The juice and zest of 1 orange

1 piece of Canela (Mexican cinnamon stick) or 1 Cinnamon stick

2 peeled slices of fresh ginger

1 – 2 tsp. Cinnamon

1/2 tsp. Allspice

A couple of liberal splashes of Grand Marnier, Brandy or Cassis Liquor

Combine sugar and water in a large non-reactive skillet. Stir well so that the sugar dissolves and then bring to a boil. Boil 5 minutes. Add the canela or cinnamon and ginger slices then the cranberries, bring back to a boil and then lower the heat to a simmer. Allow the cranberries to simmer undisturbed for about 5 minutes or until all of the cranberries have cracked open. With a slotted spoon, move the berries to a large bowl being careful to keep the cinnamon stick and ginger in the syrup. Pour a couple of generous splashes of Grand Marnier (or the alternate alcoholic beverage of your choice) into the bowl with the berries. Allow the berries to macerate while you keep cooking the syrup. Add the orange zest, orange juice, ground cinnamon and allspice to the syrup. Raise the heat to medium and continue to cook the syrup until it is reduced by half being careful not to let it become candied. You still want it to be syrup but thicker. Pour the hot syrup over the berry mixture. Cool. Remove the cinnamon stick and ginger slices and then refrigerate for at least three hours before serving.
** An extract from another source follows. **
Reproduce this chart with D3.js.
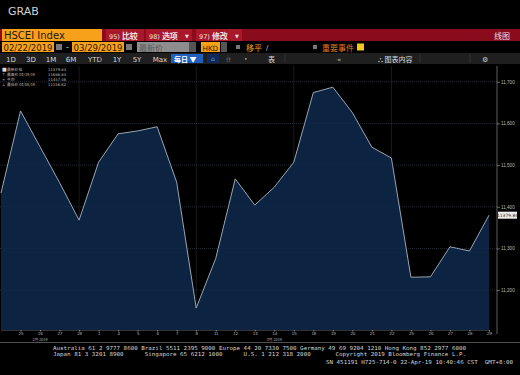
<!DOCTYPE html>
<html lang="zh">
<head>
<meta charset="UTF-8">
<title>HSCEI Index</title>
<script src="https://d3js.org/d3.v7.min.js"></script>
<style>
  body { margin: 0; background: #000; }
  svg { display: block; font-family: "DejaVu Sans", "Noto Sans CJK SC", sans-serif; }
  .cjk { font-family: "Noto Sans CJK SC", sans-serif; }
  .mono { font-family: "DejaVu Sans Mono", "Liberation Mono", monospace; }
</style>
</head>
<body>
<svg id="chart" width="520" height="375"></svg>
<script>
// trading days shown (Feb 22 - Mar 29, 2019)
const dates = ["2019-02-22","2019-02-25","2019-02-26","2019-02-27","2019-02-28",
  "2019-03-01","2019-03-04","2019-03-05","2019-03-06","2019-03-07","2019-03-08",
  "2019-03-11","2019-03-12","2019-03-13","2019-03-14","2019-03-15",
  "2019-03-18","2019-03-19","2019-03-20","2019-03-21","2019-03-22",
  "2019-03-25","2019-03-26","2019-03-27","2019-03-28","2019-03-29"];
// closing values
const closes = [11433, 11630, 11544, 11458, 11368,
  11507, 11575, 11582, 11592, 11459, 11157,
  11276, 11467, 11404, 11447, 11507,
  11674, 11687, 11626, 11543, 11517,
  11231, 11232, 11304, 11294, 11379.84];
const yTicks = [11200, 11300, 11400, 11500, 11600, 11700];
const gridDates = ["2019-02-28", "2019-03-08", "2019-03-15", "2019-03-22"];
const monthLabels = [["2019-02-26", "2月 2019"], ["2019-03-14", "3月 2019"]];
const periodButtons = ["1D", "3D", "1M", "6M", "YTD", "1Y", "5Y", "Max"];
const legendRows = [["■", "最新价格", "", "11379.84"],
  ["⊤", "最高价", "03/19/19", "11686.84"],
  ["+", "平均", "", ""],
  ["⊥", "最低价", "03/08/19", "11156.62"]];

const svg = d3.select("#chart");
const W = 520;

// ---- header ----
svg.append("text").attr("x", 8).attr("y", 15).attr("fill", "#d0d0d0")
  .attr("font-size", 11).text("GRAB");

svg.append("rect").attr("x", 0).attr("y", 29).attr("width", W).attr("height", 12).attr("fill", "#8a0c1c");
svg.append("rect").attr("x", 2).attr("y", 29).attr("width", 100).attr("height", 12).attr("fill", "#f7a11a");
svg.append("text").attr("x", 4).attr("y", 39).attr("font-size", 10).attr("fill", "#1a1a1a").text("HSCEI Index");
const redBtns = [[106, 38, "95) ", "比较", false], [146, 46, "98) ", "选项", true], [196, 46, "97) ", "修改", true]];
redBtns.forEach(([x, w, n, t, arrow]) => {
  svg.append("rect").attr("x", x).attr("y", 29).attr("width", w).attr("height", 12).attr("fill", "#a8182a");
  const tx = svg.append("text").attr("x", x + 3).attr("y", 38.5).attr("fill", "#f0e0e0").attr("font-size", 8);
  tx.append("tspan").attr("font-size", 6.5).text(n);
  tx.append("tspan").attr("class", "cjk").attr("font-weight", "bold").text(t);
  if (arrow) svg.append("text").attr("x", x + w - 7).attr("y", 38).attr("fill", "#f0e0e0").attr("font-size", 5).text("▼");
});
svg.append("text").attr("class", "cjk").attr("x", 510).attr("y", 38.5).attr("text-anchor", "end")
  .attr("fill", "#f0dede").attr("font-size", 8).text("线图");

// row 2
function orangeBox(x, w, label, fs) {
  svg.append("rect").attr("x", x).attr("y", 42).attr("width", w).attr("height", 10).attr("fill", "#f7a11a");
  svg.append("text").attr("x", x + 1.5).attr("y", 50.5).attr("fill", "#2a1a00").attr("font-size", fs || 8.5).text(label);
}
orangeBox(2, 52, "02/22/2019");
svg.append("rect").attr("x", 56).attr("y", 44).attr("width", 6).attr("height", 6).attr("fill", "#777");
svg.append("text").attr("x", 66).attr("y", 50).attr("fill", "#ccc").attr("font-size", 8).text("-");
orangeBox(72, 52, "03/29/2019");
svg.append("rect").attr("x", 126).attr("y", 44).attr("width", 6).attr("height", 6).attr("fill", "#777");
svg.append("rect").attr("x", 137).attr("y", 42).attr("width", 52).attr("height", 10).attr("fill", "#8d8d8d");
svg.append("text").attr("class", "cjk").attr("x", 139).attr("y", 50.5).attr("fill", "#5a5a5a").attr("font-size", 8).text("最新价");
svg.append("rect").attr("x", 189).attr("y", 42).attr("width", 7).attr("height", 10).attr("fill", "#555");
orangeBox(201, 19, "HKD", 7.2);
svg.append("rect").attr("x", 221).attr("y", 42).attr("width", 6).attr("height", 10).attr("fill", "#555");
svg.append("rect").attr("x", 236).attr("y", 45).attr("width", 4).attr("height", 4).attr("fill", "#777");
svg.append("text").attr("class", "cjk").attr("x", 246).attr("y", 50.5).attr("fill", "#f0a020").attr("font-size", 8).text("移平");
svg.append("text").attr("x", 266).attr("y", 50).attr("fill", "#ccc").attr("font-size", 7).text("/");
svg.append("rect").attr("x", 313).attr("y", 45).attr("width", 4).attr("height", 4).attr("fill", "#777");
svg.append("text").attr("class", "cjk").attr("x", 322).attr("y", 50.5).attr("fill", "#e07a20").attr("font-size", 8).text("重要事件");
svg.append("rect").attr("x", 357).attr("y", 43.5).attr("width", 7).attr("height", 7).attr("fill", "#f2c81a");

// row 3 toolbar
svg.append("rect").attr("x", 0).attr("y", 53).attr("width", W).attr("height", 11).attr("fill", "#1f1f1f");
const btnX = [11, 31, 51, 71, 95, 117, 137, 160];
periodButtons.forEach((b, i) => {
  svg.append("text").attr("x", btnX[i]).attr("y", 61.5).attr("text-anchor", "middle")
    .attr("fill", "#d8d8d8").attr("font-size", 7).text(b);
});
svg.append("rect").attr("x", 171).attr("y", 54).attr("width", 32).attr("height", 9).attr("fill", "#2260c0");
svg.append("text").attr("class", "cjk").attr("x", 174).attr("y", 61.5).attr("fill", "#fff").attr("font-size", 7).attr("font-weight", "bold").text("每日 ▼");
svg.append("rect").attr("x", 207).attr("y", 54).attr("width", 12).attr("height", 9).attr("fill", "#0f2a5a");
svg.append("text").attr("x", 213).attr("y", 61).attr("text-anchor", "middle").attr("fill", "#5a9ae0").attr("font-size", 6).text("⌂");
svg.append("text").attr("x", 226).attr("y", 61.5).attr("fill", "#aaa").attr("font-size", 6).text("!!");
svg.append("text").attr("x", 244).attr("y", 61).attr("fill", "#aaa").attr("font-size", 6).text("•");
svg.append("text").attr("class", "cjk").attr("x", 268).attr("y", 61.5).attr("fill", "#d8d8d8").attr("font-size", 7).text("表");
svg.append("text").attr("x", 337).attr("y", 61.5).attr("fill", "#bbb").attr("font-size", 7).text("«");
svg.append("text").attr("class", "cjk").attr("x", 378).attr("y", 61.5).attr("fill", "#d8d8d8").attr("font-size", 7).text("⛬ 图表内容");
svg.append("text").attr("x", 482).attr("y", 61.5).attr("fill", "#ccc").attr("font-size", 7).text("⚙");
[100, 228, 285, 420, 470].forEach(x => svg.append("line").attr("x1", x).attr("x2", x)
  .attr("y1", 54).attr("y2", 63).attr("stroke", "#333"));

// ---- plot ----
const parse = d3.timeParse("%Y-%m-%d");
const data = dates.map((d, i) => ({ date: d, day: parse(d).getDate(), v: closes[i] }));

const x = d3.scalePoint().domain(dates).range([1, 489]);
const y = d3.scaleLinear().domain([11102, 11733]).range([331, 68]);
const base = 330;

const plot = svg.append("g");

// grid
plot.selectAll(".hg").data(yTicks).enter().append("line")
  .attr("x1", 0).attr("x2", 497).attr("y1", d => y(d)).attr("y2", d => y(d))
  .attr("stroke", "#3a3a3a").attr("stroke-width", 0.6).attr("stroke-dasharray", "1,1");
plot.selectAll(".vg").data(gridDates).enter().append("line")
  .attr("x1", d => x(d)).attr("x2", d => x(d)).attr("y1", 66).attr("y2", base)
  .attr("stroke", "#2e2e2e").attr("stroke-width", 0.6);

const area = d3.area().x(d => x(d.date)).y0(base).y1(d => y(d.v));
const line = d3.line().x(d => x(d.date)).y(d => y(d.v));

plot.append("path").datum(data).attr("d", area).attr("fill", "#0c2442");
plot.append("path").datum(data).attr("d", line).attr("fill", "none")
  .attr("stroke", "#a8b4c4").attr("stroke-width", 0.9);

// faint grid visible through the fill
plot.selectAll(".hg2").data(yTicks).enter().append("line")
  .attr("x1", 0).attr("x2", 497).attr("y1", d => y(d)).attr("y2", d => y(d))
  .attr("stroke", "#27405e").attr("stroke-width", 0.5).attr("stroke-dasharray", "1,1")
  .attr("opacity", 0.5);

// right axis
const yAxis = d3.axisRight(y).tickValues(yTicks).tickSize(3).tickFormat(d3.format(","));
const ya = svg.append("g").attr("transform", "translate(497,0)").call(yAxis);
ya.select(".domain").attr("d", "M0,66V334").attr("stroke", "#888").attr("stroke-width", 0.7);
ya.selectAll(".tick line").attr("stroke", "#aaa").attr("stroke-width", 0.6);
ya.selectAll(".tick text").attr("fill", "#bbb").attr("font-size", 4.6).attr("x", 4);

// last value tag
const last = data[data.length - 1];
svg.append("rect").attr("x", 498).attr("y", y(last.v) - 3.5).attr("width", 19).attr("height", 7)
  .attr("fill", "#eee");
svg.append("text").attr("x", 507.5).attr("y", y(last.v) + 1.7).attr("text-anchor", "middle")
  .attr("fill", "#222").attr("font-size", 4.4).text(d3.format(".2f")(last.v));

// bottom axis
const xAxis = d3.axisBottom(x).tickSize(1.5).tickFormat(d => parse(d).getDate());
const xa = svg.append("g").attr("transform", `translate(0,${base})`).call(xAxis);
xa.select(".domain").attr("stroke", "#555").attr("stroke-width", 0.6);
xa.selectAll(".tick line").attr("stroke", "#888");
xa.selectAll(".tick text").attr("fill", "#bbb").attr("font-size", 4.4).attr("y", 2);
xa.selectAll(".tick").filter(d => d === dates[0]).remove();
monthLabels.forEach(([d, t]) => {
  svg.append("text").attr("class", "cjk").attr("x", x(d)).attr("y", 341).attr("text-anchor", "middle")
    .attr("fill", "#aaa").attr("font-size", 3.8).text(t);
});

// legend
const avg = d3.mean(closes);
legendRows[2][3] = d3.format(".2f")(avg);
legendRows.forEach((r, i) => {
  const ly = 71 + i * 5;
  svg.append("text").attr("x", 2).attr("y", ly).attr("fill", "#ddd").attr("font-size", i === 0 ? 5 : 3.8).text(r[0]);
  svg.append("text").attr("class", "cjk").attr("x", 7).attr("y", ly).attr("fill", "#bbb").attr("font-size", 3.8)
    .text(r[1] + (r[2] ? " " + r[2] : ""));
  svg.append("text").attr("x", 48).attr("y", ly).attr("fill", "#bbb").attr("font-size", 3.8).text(r[3]);
});

// ---- footer ----
svg.append("line").attr("x1", 0).attr("x2", W).attr("y1", 342.5).attr("y2", 342.5).attr("stroke", "#777").attr("stroke-width", 0.7);
const charW = 3.53;
const foot = [
  [53, 349.5, "Australia 61 2 9777 8600 Brazil 5511 2395 9000 Europe 44 20 7330 7500 Germany 49 69 9204 1210 Hong Kong 852 2977 6000"],
  [53, 356, "Japan 81 3 3201 8900      Singapore 65 6212 1000      U.S. 1 212 318 2000       Copyright 2019 Bloomberg Finance L.P."],
  [326, 363.5, "SN 451191 H725-714-0 22-Apr-19 10:40:46 CST  GMT+8:00"]
];
foot.forEach(([fx, fy, t]) => {
  svg.append("text").attr("class", "mono").attr("x", fx).attr("y", fy).attr("fill", "#d4d4d4")
    .attr("font-size", 5.4).attr("textLength", t.length * charW).attr("lengthAdjust", "spacingAndGlyphs")
    .attr("xml:space", "preserve").style("white-space", "pre").text(t);
});
</script>
</body>
</html>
The cranberry sauce will keep for a couple of weeks to be enjoyed with all of the wonderful things I suggested. Make sure you save a little over half a cup of the sauce to make sure you have plenty of berries and syrup for the festive holiday lemon bars below.

These lemon bars are going to Eat Christmas Cookies event on Food Blogga. To see what everyone else has baked go here. There is still time to participate: Check here for details.


Meyer Lemon and Cranberry Bars


1 cup unbleached white flour

¼ cup confectioner’s sugar

1 stick cold unsalted butter cut into pieces

A pinch of salt


A little over ½ cup Citrusy sweet n’ sour cranberry sauce drained (syrup reserved for icing) or ½ cup canned whole berry cranberry sauce

Zest from 1 Meyer lemon (about 2 tsp)

2 tbsp Meyer lemon juice

2 eggs, beaten

1 cup evaporated cane juice or granulated sugar

2 tbsp unbleached white flour

½ tsp baking powder


¾ cup confectioner’s sugar

½ tsp vanilla

1 tbsp softened butter

3 tbsp cranberry syrup reserved from drained homemade cranberry sauce*

Preheat the oven to 350 degrees, F.

Whisk together flour, confectioner’s sugar and salt. Using a pastry cutter, cut in the cold butter until it resembles coarse corn meal. Butter a 9” x 9” square baking dish. Press the crust mixture evenly into the bottom of the pan. Bake the crust for 15 – 17 minutes. Remove from the oven and allow to cool slightly while you proceed with the recipe.

In a large bowl, whisk together the lemon zest, lemon juice, eggs, flour and baking powder. Set aside. Spoon the drained cranberries onto the crust, making sure they are evenly spread over the crust. Carefully pour the lemon mixture over the berries. Bake the bars in the oven for twenty five minutes. Let the bars cool on a rack and then refrigerate.

* The glaze is optional but makes the bars pretty. If you used canned berries instead of making my recipe for homemade cranberries, make the glaze with a tablespoon of milk instead of the cranberry syrup: In a bowl, beat the confectioner’s sugar, vanilla and butter with a mixer. Add the cranberry syrup or milk and beat until smooth. Transfer the glaze to a pastry bag fitted with a round tip. When the bars are cold, use the glaze to decorate the bars, I usually do a cross hatch pattern. Cut bars into small 1” or 2” squares to serve.